A devout Buddhist, Lantz’ religious beliefs and much more were put to test when two younger and least-experienced managers were hired as quasi-supervisors, causing workplace disruption. She suffered the humiliation of having to set up office in the corner of a warehouse. She was required to report at 6 a.m. to a facility that does not accommodate customers until midday, and had to switch her title to “assistant manager” knowing that it was meant to demean her authority. The changes were stark and devastating to her and the employees, she said.
“All of the wait-staff came in and started crying,” remembered Lantz.
“They said, ‘You got to do something.’ I said, ‘No, I’m not doing anything. I know what’s going on.’”
Lantz said she was compliant and patient in the face of obvious hostility. She resolved to stick it out until things came to a head. The strength to endure came from her faith, reinforced through the ancient Buddhist practice of chanting, which helps to calm the mind.
“It brings positive energy and shows you the potential in your own life,” she said.
After roughly 18 months, the workplace turmoil ceased when the two hires quit. For Lantz, the measure of relief felt by other staff was offset by compassion.

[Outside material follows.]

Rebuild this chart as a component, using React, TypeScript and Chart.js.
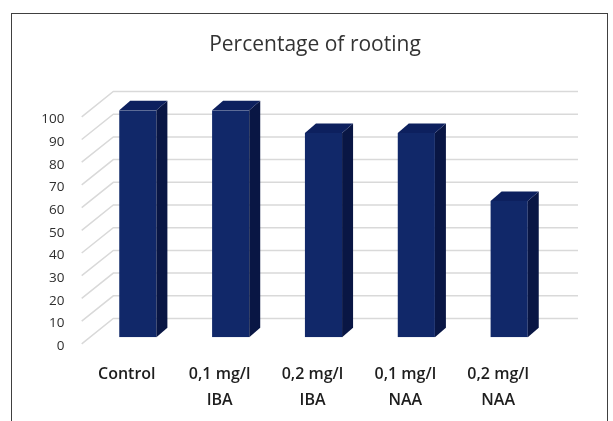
import React, { useEffect, useRef } from "react";
import { Chart, registerables } from "chart.js";

Chart.register(...registerables);

const chartTitle = "Percentage of rooting";
const categories: (string | string[])[] = [
  "Control",
  ["0,1 mg/l", "IBA"],
  ["0,2 mg/l", "IBA"],
  ["0,1 mg/l", "NAA"],
  ["0,2 mg/l", "NAA"],
];
const rootingPercent = [100, 100, 90, 90, 60];
const yTickValues = [0, 10, 20, 30, 40, 50, 60, 70, 80, 90, 100];

const FRONT = "#112869";
const SIDE = "#091644";
const TOP = "#0d205e";
const GRID = "#d9d9d9";

// 3D geometry (pixel offsets relative to chart area / bar front plane)
const BAR_DX = 11;
const BAR_DY = -9.5;
const WALL_FRONT_DX = -9.7;
const WALL_FRONT_DY = 6.5;
const WALL_BACK_DX = 21.9;
const WALL_BACK_DY = -18.8;
const WALL_RIGHT_EXT = 22.4;
const TITLE_CENTER_X = 315;

const threeD = {
  id: "threeD",
  afterLayout(chart: any) {
    const tb = chart.titleBlock;
    if (tb) {
      const half = 150;
      tb.left = TITLE_CENTER_X - half;
      tb.right = TITLE_CENTER_X + half;
    }
  },
  beforeDatasetsDraw(chart: any) {
    const { ctx, chartArea, scales } = chart;
    const y = scales.y;
    ctx.save();
    ctx.strokeStyle = GRID;
    ctx.lineWidth = 1.5;
    for (const t of y.ticks) {
      const py = y.getPixelForValue(t.value);
      const fx = chartArea.left + WALL_FRONT_DX;
      const fy = py + WALL_FRONT_DY;
      const bx = chartArea.left + WALL_BACK_DX;
      const by = py + WALL_BACK_DY;
      ctx.beginPath();
      ctx.moveTo(fx, fy);
      ctx.lineTo(bx, by);
      ctx.lineTo(chartArea.right + WALL_RIGHT_EXT, by);
      ctx.stroke();
    }
    ctx.restore();
  },
  afterDatasetsDraw(chart: any) {
    const { ctx } = chart;
    const meta = chart.getDatasetMeta(0);
    ctx.save();
    meta.data.forEach((bar: any) => {
      const { x, y, base, width } = bar.getProps(["x", "y", "base", "width"], true);
      const x0 = x - width / 2;
      const x1 = x + width / 2;
      // side face
      ctx.fillStyle = SIDE;
      ctx.beginPath();
      ctx.moveTo(x1, y);
      ctx.lineTo(x1 + BAR_DX, y + BAR_DY);
      ctx.lineTo(x1 + BAR_DX, base + BAR_DY);
      ctx.lineTo(x1, base);
      ctx.closePath();
      ctx.fill();
      // top face
      ctx.fillStyle = TOP;
      ctx.beginPath();
      ctx.moveTo(x0, y);
      ctx.lineTo(x1, y);
      ctx.lineTo(x1 + BAR_DX, y + BAR_DY);
      ctx.lineTo(x0 + BAR_DX, y + BAR_DY);
      ctx.closePath();
      ctx.fill();
    });
    ctx.restore();
  },
};

export default function App() {
  const canvasRef = useRef<HTMLCanvasElement | null>(null);

  useEffect(() => {
    if (!canvasRef.current) return;
    const chart = new Chart(canvasRef.current, {
      type: "bar",
      data: {
        labels: categories,
        datasets: [
          {
            data: rootingPercent,
            backgroundColor: FRONT,
            borderWidth: 0,
            categoryPercentage: 0.8,
            barPercentage: 0.5,
          },
        ],
      },
      options: {
        animation: false,
        responsive: false,
        layout: { padding: { left: 30, right: 57.4, top: 0, bottom: 0 } },
        plugins: {
          legend: { display: false },
          tooltip: { enabled: false },
          title: {
            display: true,
            text: chartTitle,
            color: "#333333",
            font: { family: "'Open Sans', sans-serif", size: 21, weight: "normal" },
            padding: { top: 32, bottom: 53.1 },
          },
        },
        scales: {
          x: {
            grid: { display: false, drawTicks: false },
            border: { display: false },
            ticks: {
              color: "#1e1e1e",
              font: { family: "'Open Sans', sans-serif", size: 16, weight: 600, lineHeight: 1.625 },
              padding: 24,
              labelOffset: -11,
              maxRotation: 0,
              autoSkip: false,
            },
            afterFit: (s: any) => {
              s.height = 83.7;
            },
          },
          y: {
            min: 0,
            max: 100,
            grid: { display: false, drawTicks: false },
            border: { display: false },
            afterBuildTicks: (s: any) => {
              s.ticks = yTickValues.map((v) => ({ value: v }));
            },
            ticks: {
              color: "#2e2e2e",
              font: { family: "'Open Sans', sans-serif", size: 13.5 },
              padding: 27,
              labelOffset: 9,
            },
            afterFit: (s: any) => {
              s.width = 61.4;
            },
          },
        },
      },
      plugins: [threeD],
    });
    return () => chart.destroy();
  }, []);

  return (
    <div
      style={{
        position: "absolute",
        left: 0,
        top: 0,
        width: 613,
        height: 421,
        background: "#ffffff",
        overflow: "hidden",
      }}
    >
      <div
        style={{
          position: "absolute",
          left: 11,
          top: 13,
          width: 595,
          height: 440,
          borderTop: "1.5px solid #404040",
          borderLeft: "1.5px solid #404040",
          borderRight: "1.5px solid #404040",
        }}
      />
      <canvas
        ref={canvasRef}
        width={613}
        height={421}
        style={{ position: "absolute", left: 0, top: 0, width: 613, height: 421 }}
      />
    </div>
  );
}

She “felt bad for both women,” feeling they had been misemployed.
Those involved with the muddle have long departed, and Lantz does not dwell on such moments. Doing so, she said, is counterproductive in her mind. Instead, she tackled her work with heightened commitment and diligence, accompanied by a pledge to improve her communication skills as a result of what transpired.
In the club management career field, communication is among several critical skills needed to fulfill mission requirements. Tom Green, FMWR’s chief of business operations and community recreation here, said the position not only requires the supervision of employees who facilitate retirements, changes of command, promotions and other events, but also the abilities to interface with superiors who often have lofty expectations. Lantz’ job was to effectively manage them without breaking the rules.
“It is a fine line to walk between being a business manager and what you want to be as a social director,” said Green. “You want to give everything you can, but you must be aware of restrictions, limitations and financial performance. That takes time and talent. She has it for sure.”
Green said the Lee Club, built during WWII, hosts roughly 140 events each year. The pace can be frenetic, but 75-year-old Lantz became famous for working long hours and moving at a pace resembling a blur between dining rooms, the kitchen and other locations. Yukari Anderson, an operations assistant who has worked under Lantz for more than 10 years, said she is hands-on to the fullest.
“She knows all of our jobs, and if we don’t have the people (to fill the positions) she always respects us and helps us until we’re finished,” she said.
Lantz said she will miss all aspects of the club operation but mostly the customer engagement, which was energizing and motivating even after hours of toil.
“Whenever a function was over, I didn’t like looking at all the mess,” she said. “But when the customer says, ‘Ms. Lantz, it was a great day, thank you.’ That’s good. I tell the staff, ‘They loved it. All you guys did it and thank you. Because of you guys, we did it and that’s what leads to another job.’”
There will not be another job after July 29, Lantz’ last day at the club. In the absence of work, she has plans to spend more time with her second husband, Eugene, and daughters Sherry and Diana and their grandchildren. Lantz also wants to be more supportive of the Soka Gakkai Nichiren Buddhist organization.
“I want to travel little by little to see things,” she said. “Also, I have a lot of furniture everywhere. I’m going to be selling all that stuff and getting organized.
“Furthermore, I like to do artwork. I’m going to art school.”
As an upcoming project, perhaps she should consider creating an oil-on-canvas featuring a silhouetted figure walking toward the horizon amid the backdrop of an imposing, setting sun.